Source excerpt
..............................

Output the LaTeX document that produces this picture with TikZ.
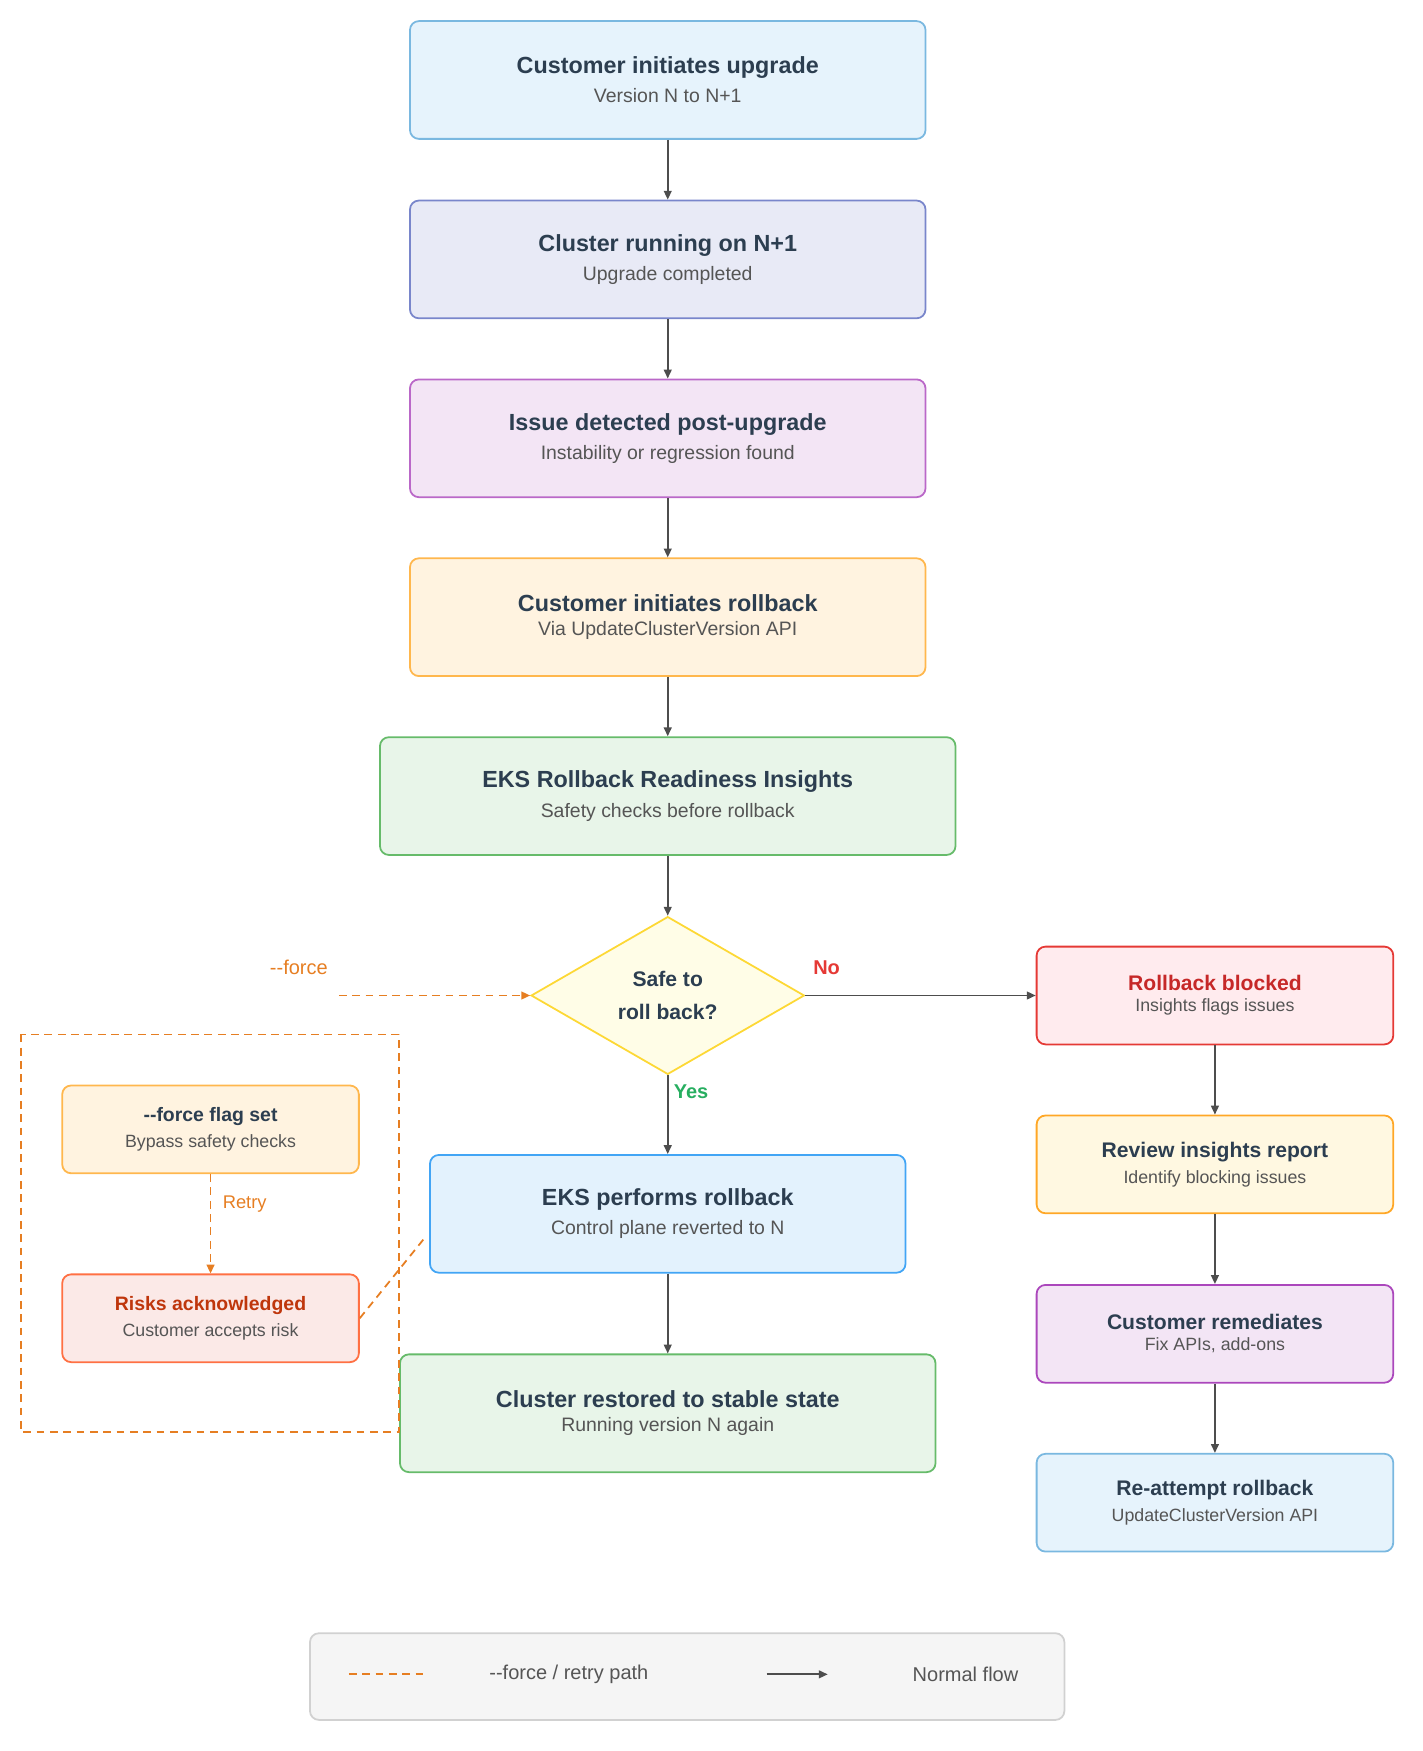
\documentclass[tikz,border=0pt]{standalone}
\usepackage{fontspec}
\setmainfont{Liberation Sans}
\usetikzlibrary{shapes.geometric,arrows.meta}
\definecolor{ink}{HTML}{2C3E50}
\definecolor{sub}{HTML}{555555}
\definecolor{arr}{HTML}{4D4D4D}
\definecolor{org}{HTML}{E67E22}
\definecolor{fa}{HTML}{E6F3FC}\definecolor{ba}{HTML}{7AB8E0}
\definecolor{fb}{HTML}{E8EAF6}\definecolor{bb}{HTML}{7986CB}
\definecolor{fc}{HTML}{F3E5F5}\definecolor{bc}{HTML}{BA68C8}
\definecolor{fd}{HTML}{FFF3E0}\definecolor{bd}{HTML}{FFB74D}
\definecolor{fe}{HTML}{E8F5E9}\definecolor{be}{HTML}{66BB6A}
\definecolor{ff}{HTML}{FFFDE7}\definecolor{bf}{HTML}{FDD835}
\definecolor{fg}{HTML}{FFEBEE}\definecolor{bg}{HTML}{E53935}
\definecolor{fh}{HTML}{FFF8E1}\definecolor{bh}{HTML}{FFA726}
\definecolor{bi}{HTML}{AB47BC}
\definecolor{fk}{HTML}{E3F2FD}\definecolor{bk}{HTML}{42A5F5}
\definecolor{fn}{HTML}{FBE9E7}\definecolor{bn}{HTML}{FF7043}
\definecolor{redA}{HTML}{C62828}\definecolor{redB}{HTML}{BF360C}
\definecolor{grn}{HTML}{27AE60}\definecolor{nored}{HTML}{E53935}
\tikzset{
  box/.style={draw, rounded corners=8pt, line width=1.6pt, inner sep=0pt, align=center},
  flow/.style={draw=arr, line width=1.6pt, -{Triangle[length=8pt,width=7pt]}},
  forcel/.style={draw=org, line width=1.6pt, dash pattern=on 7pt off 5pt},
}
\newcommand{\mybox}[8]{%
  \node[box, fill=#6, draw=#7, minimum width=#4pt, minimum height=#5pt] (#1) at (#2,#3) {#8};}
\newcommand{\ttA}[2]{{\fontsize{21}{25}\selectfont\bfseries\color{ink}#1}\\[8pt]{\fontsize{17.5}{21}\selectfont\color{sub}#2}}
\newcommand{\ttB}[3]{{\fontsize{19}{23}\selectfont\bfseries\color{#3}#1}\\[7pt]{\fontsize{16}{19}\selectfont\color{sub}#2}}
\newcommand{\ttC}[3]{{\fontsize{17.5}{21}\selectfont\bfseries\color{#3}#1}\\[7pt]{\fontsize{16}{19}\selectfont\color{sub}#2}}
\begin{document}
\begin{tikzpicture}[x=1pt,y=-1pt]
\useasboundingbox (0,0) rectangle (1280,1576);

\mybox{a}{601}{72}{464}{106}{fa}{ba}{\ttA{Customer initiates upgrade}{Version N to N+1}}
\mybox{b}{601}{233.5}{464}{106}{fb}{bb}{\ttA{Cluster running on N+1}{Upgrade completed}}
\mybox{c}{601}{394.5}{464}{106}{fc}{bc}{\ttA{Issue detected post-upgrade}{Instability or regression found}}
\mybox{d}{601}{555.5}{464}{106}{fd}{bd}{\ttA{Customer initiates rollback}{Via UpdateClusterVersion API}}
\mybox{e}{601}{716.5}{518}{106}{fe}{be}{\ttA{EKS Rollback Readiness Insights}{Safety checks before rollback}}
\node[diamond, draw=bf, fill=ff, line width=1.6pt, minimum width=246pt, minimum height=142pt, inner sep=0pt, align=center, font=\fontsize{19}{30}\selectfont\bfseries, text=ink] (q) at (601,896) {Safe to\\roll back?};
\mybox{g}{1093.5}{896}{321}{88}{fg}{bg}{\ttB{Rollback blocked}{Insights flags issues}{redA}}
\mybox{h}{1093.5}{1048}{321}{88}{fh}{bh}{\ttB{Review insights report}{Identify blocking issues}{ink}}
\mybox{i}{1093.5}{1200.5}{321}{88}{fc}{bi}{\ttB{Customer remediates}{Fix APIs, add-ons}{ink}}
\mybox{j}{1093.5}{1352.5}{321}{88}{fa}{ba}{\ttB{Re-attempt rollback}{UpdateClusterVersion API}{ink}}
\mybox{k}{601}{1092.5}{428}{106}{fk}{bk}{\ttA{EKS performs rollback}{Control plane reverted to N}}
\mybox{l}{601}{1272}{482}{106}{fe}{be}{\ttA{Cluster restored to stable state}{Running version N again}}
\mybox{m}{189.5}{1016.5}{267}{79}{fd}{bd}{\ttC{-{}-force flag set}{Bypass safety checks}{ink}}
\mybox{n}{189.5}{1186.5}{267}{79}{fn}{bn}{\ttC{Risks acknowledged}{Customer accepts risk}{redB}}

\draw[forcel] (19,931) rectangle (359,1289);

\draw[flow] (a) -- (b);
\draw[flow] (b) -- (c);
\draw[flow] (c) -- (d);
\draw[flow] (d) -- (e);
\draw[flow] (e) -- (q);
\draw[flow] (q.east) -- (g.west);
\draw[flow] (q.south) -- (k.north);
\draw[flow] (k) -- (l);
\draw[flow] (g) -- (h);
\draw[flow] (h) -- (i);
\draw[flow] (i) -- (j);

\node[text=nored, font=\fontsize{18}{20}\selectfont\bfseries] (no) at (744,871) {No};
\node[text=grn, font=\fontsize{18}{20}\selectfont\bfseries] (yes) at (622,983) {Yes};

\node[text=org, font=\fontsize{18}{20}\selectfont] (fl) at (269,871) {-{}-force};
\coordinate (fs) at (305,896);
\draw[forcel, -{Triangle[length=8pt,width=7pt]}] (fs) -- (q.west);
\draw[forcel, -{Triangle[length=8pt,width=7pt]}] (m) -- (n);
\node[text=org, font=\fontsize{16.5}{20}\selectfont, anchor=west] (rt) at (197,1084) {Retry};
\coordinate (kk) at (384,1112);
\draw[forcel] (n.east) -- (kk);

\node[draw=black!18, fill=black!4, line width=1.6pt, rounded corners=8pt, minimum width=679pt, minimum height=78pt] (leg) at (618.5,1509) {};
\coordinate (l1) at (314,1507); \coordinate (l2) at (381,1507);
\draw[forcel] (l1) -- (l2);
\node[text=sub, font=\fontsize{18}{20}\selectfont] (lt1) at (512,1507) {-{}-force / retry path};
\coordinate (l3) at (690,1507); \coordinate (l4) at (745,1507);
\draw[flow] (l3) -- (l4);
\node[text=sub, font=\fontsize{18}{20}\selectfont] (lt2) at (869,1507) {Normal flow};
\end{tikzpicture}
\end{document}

..............................

Exercise goal
Return all of the data exactly as written, and drop the pictures.

Response
Output the LaTeX document that produces this picture with TikZ.
\documentclass[tikz,border=0pt]{standalone}
\usepackage{fontspec}
\setmainfont{Liberation Sans}
\usetikzlibrary{shapes.geometric,arrows.meta}
\definecolor{ink}{HTML}{2C3E50}
\definecolor{sub}{HTML}{555555}
\definecolor{arr}{HTML}{4D4D4D}
\definecolor{org}{HTML}{E67E22}
\definecolor{fa}{HTML}{E6F3FC}\definecolor{ba}{HTML}{7AB8E0}
\definecolor{fb}{HTML}{E8EAF6}\definecolor{bb}{HTML}{7986CB}
\definecolor{fc}{HTML}{F3E5F5}\definecolor{bc}{HTML}{BA68C8}
\definecolor{fd}{HTML}{FFF3E0}\definecolor{bd}{HTML}{FFB74D}
\definecolor{fe}{HTML}{E8F5E9}\definecolor{be}{HTML}{66BB6A}
\definecolor{ff}{HTML}{FFFDE7}\definecolor{bf}{HTML}{FDD835}
\definecolor{fg}{HTML}{FFEBEE}\definecolor{bg}{HTML}{E53935}
\definecolor{fh}{HTML}{FFF8E1}\definecolor{bh}{HTML}{FFA726}
\definecolor{bi}{HTML}{AB47BC}
\definecolor{fk}{HTML}{E3F2FD}\definecolor{bk}{HTML}{42A5F5}
\definecolor{fn}{HTML}{FBE9E7}\definecolor{bn}{HTML}{FF7043}
\definecolor{redA}{HTML}{C62828}\definecolor{redB}{HTML}{BF360C}
\definecolor{grn}{HTML}{27AE60}\definecolor{nored}{HTML}{E53935}
\tikzset{
  box/.style={draw, rounded corners=8pt, line width=1.6pt, inner sep=0pt, align=center},
  flow/.style={draw=arr, line width=1.6pt, -{Triangle[length=8pt,width=7pt]}},
  forcel/.style={draw=org, line width=1.6pt, dash pattern=on 7pt off 5pt},
}
\newcommand{\mybox}[8]{%
  \node[box, fill=#6, draw=#7, minimum width=#4pt, minimum height=#5pt] (#1) at (#2,#3) {#8};}
\newcommand{\ttA}[2]{{\fontsize{21}{25}\selectfont\bfseries\color{ink}#1}\\[8pt]{\fontsize{17.5}{21}\selectfont\color{sub}#2}}
\newcommand{\ttB}[3]{{\fontsize{19}{23}\selectfont\bfseries\color{#3}#1}\\[7pt]{\fontsize{16}{19}\selectfont\color{sub}#2}}
\newcommand{\ttC}[3]{{\fontsize{17.5}{21}\selectfont\bfseries\color{#3}#1}\\[7pt]{\fontsize{16}{19}\selectfont\color{sub}#2}}
\begin{document}
\begin{tikzpicture}[x=1pt,y=-1pt]
\useasboundingbox (0,0) rectangle (1280,1576);

\mybox{a}{601}{72}{464}{106}{fa}{ba}{\ttA{Customer initiates upgrade}{Version N to N+1}}
\mybox{b}{601}{233.5}{464}{106}{fb}{bb}{\ttA{Cluster running on N+1}{Upgrade completed}}
\mybox{c}{601}{394.5}{464}{106}{fc}{bc}{\ttA{Issue detected post-upgrade}{Instability or regression found}}
\mybox{d}{601}{555.5}{464}{106}{fd}{bd}{\ttA{Customer initiates rollback}{Via UpdateClusterVersion API}}
\mybox{e}{601}{716.5}{518}{106}{fe}{be}{\ttA{EKS Rollback Readiness Insights}{Safety checks before rollback}}
\node[diamond, draw=bf, fill=ff, line width=1.6pt, minimum width=246pt, minimum height=142pt, inner sep=0pt, align=center, font=\fontsize{19}{30}\selectfont\bfseries, text=ink] (q) at (601,896) {Safe to\\roll back?};
\mybox{g}{1093.5}{896}{321}{88}{fg}{bg}{\ttB{Rollback blocked}{Insights flags issues}{redA}}
\mybox{h}{1093.5}{1048}{321}{88}{fh}{bh}{\ttB{Review insights report}{Identify blocking issues}{ink}}
\mybox{i}{1093.5}{1200.5}{321}{88}{fc}{bi}{\ttB{Customer remediates}{Fix APIs, add-ons}{ink}}
\mybox{j}{1093.5}{1352.5}{321}{88}{fa}{ba}{\ttB{Re-attempt rollback}{UpdateClusterVersion API}{ink}}
\mybox{k}{601}{1092.5}{428}{106}{fk}{bk}{\ttA{EKS performs rollback}{Control plane reverted to N}}
\mybox{l}{601}{1272}{482}{106}{fe}{be}{\ttA{Cluster restored to stable state}{Running version N again}}
\mybox{m}{189.5}{1016.5}{267}{79}{fd}{bd}{\ttC{-{}-force flag set}{Bypass safety checks}{ink}}
\mybox{n}{189.5}{1186.5}{267}{79}{fn}{bn}{\ttC{Risks acknowledged}{Customer accepts risk}{redB}}

\draw[forcel] (19,931) rectangle (359,1289);

\draw[flow] (a) -- (b);
\draw[flow] (b) -- (c);
\draw[flow] (c) -- (d);
\draw[flow] (d) -- (e);
\draw[flow] (e) -- (q);
\draw[flow] (q.east) -- (g.west);
\draw[flow] (q.south) -- (k.north);
\draw[flow] (k) -- (l);
\draw[flow] (g) -- (h);
\draw[flow] (h) -- (i);
\draw[flow] (i) -- (j);

\node[text=nored, font=\fontsize{18}{20}\selectfont\bfseries] (no) at (744,871) {No};
\node[text=grn, font=\fontsize{18}{20}\selectfont\bfseries] (yes) at (622,983) {Yes};

\node[text=org, font=\fontsize{18}{20}\selectfont] (fl) at (269,871) {-{}-force};
\coordinate (fs) at (305,896);
\draw[forcel, -{Triangle[length=8pt,width=7pt]}] (fs) -- (q.west);
\draw[forcel, -{Triangle[length=8pt,width=7pt]}] (m) -- (n);
\node[text=org, font=\fontsize{16.5}{20}\selectfont, anchor=west] (rt) at (197,1084) {Retry};
\coordinate (kk) at (384,1112);
\draw[forcel] (n.east) -- (kk);

\node[draw=black!18, fill=black!4, line width=1.6pt, rounded corners=8pt, minimum width=679pt, minimum height=78pt] (leg) at (618.5,1509) {};
\coordinate (l1) at (314,1507); \coordinate (l2) at (381,1507);
\draw[forcel] (l1) -- (l2);
\node[text=sub, font=\fontsize{18}{20}\selectfont] (lt1) at (512,1507) {-{}-force / retry path};
\coordinate (l3) at (690,1507); \coordinate (l4) at (745,1507);
\draw[flow] (l3) -- (l4);
\node[text=sub, font=\fontsize{18}{20}\selectfont] (lt2) at (869,1507) {Normal flow};
\end{tikzpicture}
\end{document}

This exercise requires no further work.